On October 14, 2011, Representative Brian Bilbray (R-CA) introduced H.R. 3203, the “Novel Device Regulatory Relief Act of 2011.” This bill intends to amend section 513(f) of the Federal Food, Drug, and Cosmetic Act (“FDC Act”) to expedite the process for requesting de novo classification of a device. The de novo review process is a compromise between the 510(k) clearance process and the more rigorous premarket application (“PMA”) approval process, generally reserved for higher risk devices. It was added to the FDC Act to address novel devices that lack a predicate device but pose only a low to moderate risk, making them ill-suited to the PMA process.
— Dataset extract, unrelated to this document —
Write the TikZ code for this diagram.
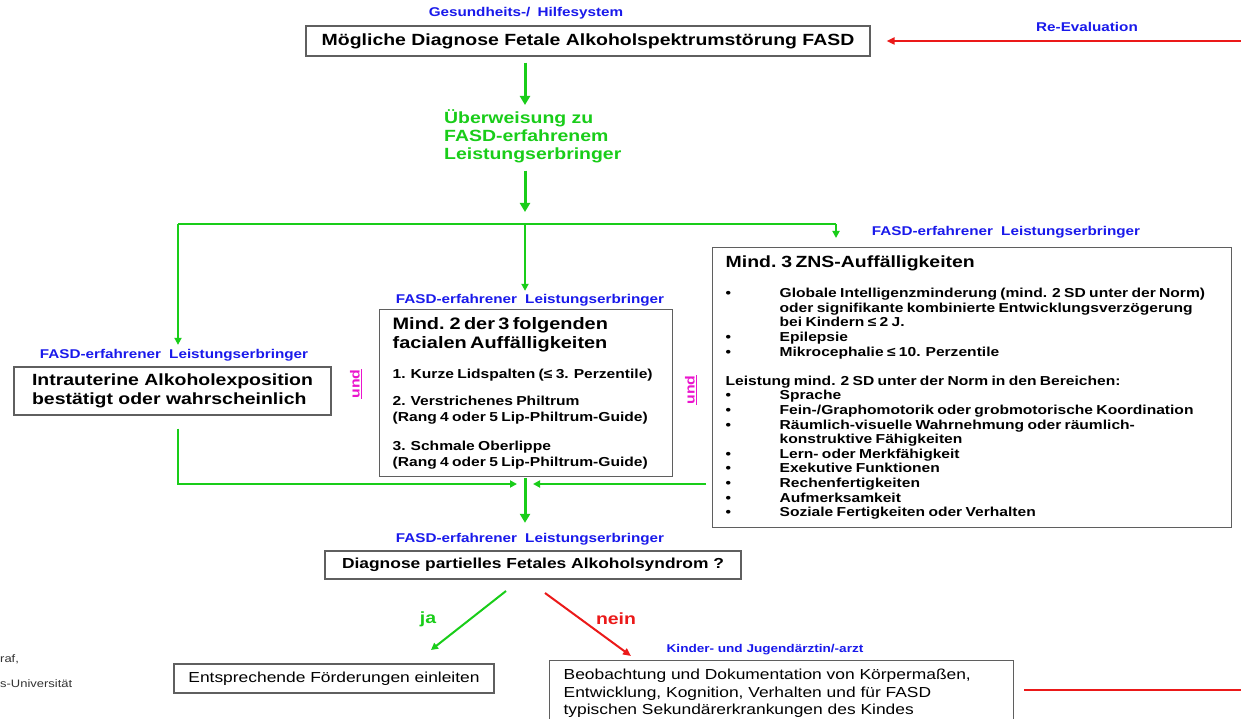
\documentclass[tikz,border=0pt]{standalone}
\usepackage{fontspec}
\setmainfont{Liberation Sans}[FakeStretch=1.2]
\usetikzlibrary{arrows.meta,calc}
\setlength\parindent{0pt}
\setlength\parskip{0pt}
\definecolor{lblue}{RGB}{25,25,235}
\definecolor{lgreen}{RGB}{25,205,25}
\definecolor{lred}{RGB}{235,25,25}
\definecolor{lmag}{RGB}{235,20,205}
\definecolor{lgray}{RGB}{95,95,95}
\newcommand\fsz[2]{\fontsize{#1}{#2}\selectfont}
\newcommand\bul{\makebox[54pt][l]{\textbullet}}
\newcommand\ind{\hspace*{54pt}}
\begin{document}
\begin{tikzpicture}[x=1pt,y=-1pt,
  box/.style={draw=lgray, line width=1.3pt, fill=white, inner sep=0pt},
  blab/.style={text=lblue, inner sep=0pt, font=\fsz{12.7}{15}\bfseries},
  gtext/.style={text=lgreen, inner sep=0pt, font=\fsz{16.2}{18}\bfseries},
  garrowT/.style={draw=lgreen, line width=3pt, -{Triangle[length=9pt,width=10pt]}},
  garrow/.style={draw=lgreen, line width=2pt, -{Triangle[length=7pt,width=7pt]}},
  gline/.style={draw=lgreen, line width=2pt},
  rarrow/.style={draw=lred, line width=2pt, -{Triangle[length=8pt,width=7pt]}},
  rline/.style={draw=lred, line width=2pt},
  undlab/.style={text=lmag, inner sep=0pt, rotate=90, font=\fsz{13.2}{15}\bfseries}]
\clip (0,0) rectangle (1241,719);
\fill[white] (0,0) rectangle (1241,719);

% axis coordinates
\coordinate (cx) at (525,0);
\coordinate (split) at (525,224);
\coordinate (bl) at (178,224);
\coordinate (br) at (836,224);
\coordinate (mj) at (525,484);

% top
\node[blab] (lgs) at (526,13) {Gesundheits-/\hspace{3pt} Hilfesystem};
\node[box, minimum width=564pt, minimum height=30pt, font=\fsz{16.2}{19}\bfseries] (top) at (588,41)
  {Mögliche Diagnose Fetale Alkoholspektrumstörung FASD};
\node[blab] (lre) at (1087,27) {Re-Evaluation};
\coordinate (reR) at (1241,41);
\draw[rarrow] (reR) -- ([xshift=16pt]top.east);

\node[gtext, anchor=north west, align=left] (ueb) at (444,109)
  {Überweisung zu\\FASD-erfahrenem\\Leistungserbringer};
\draw[garrowT] ([yshift=-6pt]top.south -| cx) -- ([yshift=4pt]ueb.north -| cx);
\draw[garrowT] ([yshift=-8pt]ueb.south -| cx) -- ([yshift=12pt]split);

% branches
\node[blab] (lright) at (1006,232) {FASD-erfahrener\hspace{4pt} Leistungserbringer};
\node[blab] (lmid) at (530,300) {FASD-erfahrener\hspace{4pt} Leistungserbringer};
\node[blab] (lleft) at (174,355) {FASD-erfahrener\hspace{4pt} Leistungserbringer};

\node[box, anchor=north west, minimum width=519pt, minimum height=280pt,
      text width=493pt, inner xsep=13pt, align=left] (rbox) at (712,247) {%
{\fsz{16.2}{19}\bfseries Mind. 3 ZNS-Auffälligkeiten\par}
\vspace{15.4pt}
{\fsz{13}{14.6}\bfseries
\bul Globale Intelligenzminderung (mind. 2 SD unter der Norm)\par
\ind oder signifikante kombinierte Entwicklungsverzögerung\par
\ind bei Kindern ≤ 2 J.\par
\bul Epilepsie\par
\bul Mikrocephalie ≤ 10. Perzentile\par
\vspace{14.6pt}
Leistung mind. 2 SD unter der Norm in den Bereichen:\par
\bul Sprache\par
\bul Fein-/Graphomotorik oder grobmotorische Koordination\par
\bul Räumlich-visuelle Wahrnehmung oder räumlich-\par
\ind konstruktive Fähigkeiten\par
\bul Lern- oder Merkfähigkeit\par
\bul Exekutive Funktionen\par
\bul Rechenfertigkeiten\par
\bul Aufmerksamkeit\par
\bul Soziale Fertigkeiten oder Verhalten\par}};

\node[box, anchor=north west, minimum width=293pt, minimum height=167pt,
      text width=267pt, inner xsep=13pt, align=left] (mbox) at (379,309) {%
{\fsz{16.6}{19}\bfseries Mind. 2 der 3 folgenden\par facialen Auffälligkeiten\par}
\vspace{14pt}
{\fsz{13}{16}\bfseries 1. Kurze Lidspalten (≤ 3. Perzentile)\par}
\vspace{11pt}
{\fsz{13}{16}\bfseries 2. Verstrichenes Philtrum\par (Rang 4 oder 5 Lip-Philtrum-Guide)\par}
\vspace{13pt}
{\fsz{13}{16}\bfseries 3. Schmale Oberlippe\par (Rang 4 oder 5 Lip-Philtrum-Guide)\par}};

\node[box, minimum width=317pt, minimum height=48pt, align=left, font=\fsz{16.2}{19}\bfseries] (lbox) at (172.5,391)
  {Intrauterine Alkoholexposition\\bestätigt oder wahrscheinlich};

\node[undlab] (und1) at (356,384) {\underline{und}};
\node[undlab] (und2) at (691,390) {\underline{und}};

\draw[gline] (bl) -- (br);
\draw[garrow] (bl) -- ([yshift=4pt]lleft.north -| bl);
\draw[garrow] (split) -- ([yshift=3pt]lmid.north -| split);
\draw[garrow] (br) -- ([yshift=9pt]rbox.north -| br);

% merge
\draw[garrow] ([yshift=-13pt]lbox.south -| bl) |- ([xshift=-8pt]mj);
\draw[garrow] ([xshift=-6pt]rbox.west |- mj) -- ([xshift=8pt]mj);

\node[blab] (lbot) at (530,539) {FASD-erfahrener\hspace{4pt} Leistungserbringer};
\draw[garrowT] ([yshift=-1pt]mbox.south -| cx) -- ([yshift=10pt]lbot.north -| cx);

\node[box, minimum width=416pt, minimum height=28pt, font=\fsz{14.5}{17}\bfseries] (diag) at (533,565)
  {Diagnose partielles Fetales Alkoholsyndrom ?};

% ja / nein
\coordinate (jaS) at (506,591);
\coordinate (jaE) at (431,650);
\coordinate (neS) at (545,593);
\coordinate (neE) at (631,656);
\draw[garrow] (jaS) -- (jaE);
\draw[rarrow] (neS) -- (neE);
\node[text=lgreen, inner sep=0pt, font=\fsz{16.2}{18}\bfseries] (ja) at (428,619) {ja};
\node[text=lred, inner sep=0pt, font=\fsz{16.2}{18}\bfseries] (nein) at (616,619) {nein};

\node[blab, font=\fsz{11.3}{13}\bfseries] (lkj) at (765,650) {Kinder- und Jugendärztin/-arzt};

\node[box, minimum width=320pt, minimum height=29pt, font=\fsz{14.5}{17}] (foerd) at (334,678.5)
  {Entsprechende Förderungen einleiten};

\node[box, anchor=north west, minimum width=464pt, minimum height=66pt,
      text width=436pt, inner xsep=14pt, align=left, font=\fsz{14.5}{17.5}] (beob) at (549,660)
  {Beobachtung und Dokumentation von Körpermaßen,\\Entwicklung, Kognition, Verhalten und für FASD\\typischen Sekundärerkrankungen des Kindes};

\coordinate (rl) at (1241,690);
\draw[rline] ([xshift=10pt]beob.east |- rl) -- (rl);

% cut-off side text
\node[anchor=west, inner sep=0pt, text=black!80, font=\fsz{10.8}{13}] (side1) at (0,659) {raf,};
\node[anchor=west, inner sep=0pt, text=black!80, font=\fsz{10.8}{13}] (side2) at (0,684) {s-Universität};
\end{tikzpicture}
\end{document}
Unfortunately, the current statutory requirements for the de novo process make it difficult and burdensome for both industry and FDA. The statute currently requires that, before submitting a petition for de novo classification to classify a device into class I or II, the manufacturer must submit a 510(k) notification to FDA and await a determination that the device is not substantially equivalent (“NSE”) and therefore classified into class III, even if the manufacturer knows there is no appropriate predicate.
Representative Bilbray’s proposal would eliminate this often unnecessary step by allowing a request “without regard to whether such person has received written notice of classification into class III . . . .” In other words, if a manufacturer knows there is no appropriate predicate for a proposed moderate- to low-risk device, the manufacturer could skip the 510(k) process and submit a de novo petition first. Of course, it would probably be desirable for the manufacturer to have an understanding with FDA that a de novo petition is the best approach. Thus, there will be a need for advance discussions. Nonetheless, this simple change would give FDA more flexibility.
This provision should be non-controversial, and acceptable to both industry and FDA. As discussed in our previous blog post, FDA recently issued a Draft Guidance revising the de novo classification process in an attempt to make the process more efficient. Given the current statutory language, however, FDA was constrained to continue to require a 510(k) filing. Representative Bilbray’s language would do away with this requirement, potentially making the de novo process more appealing to both FDA and industry.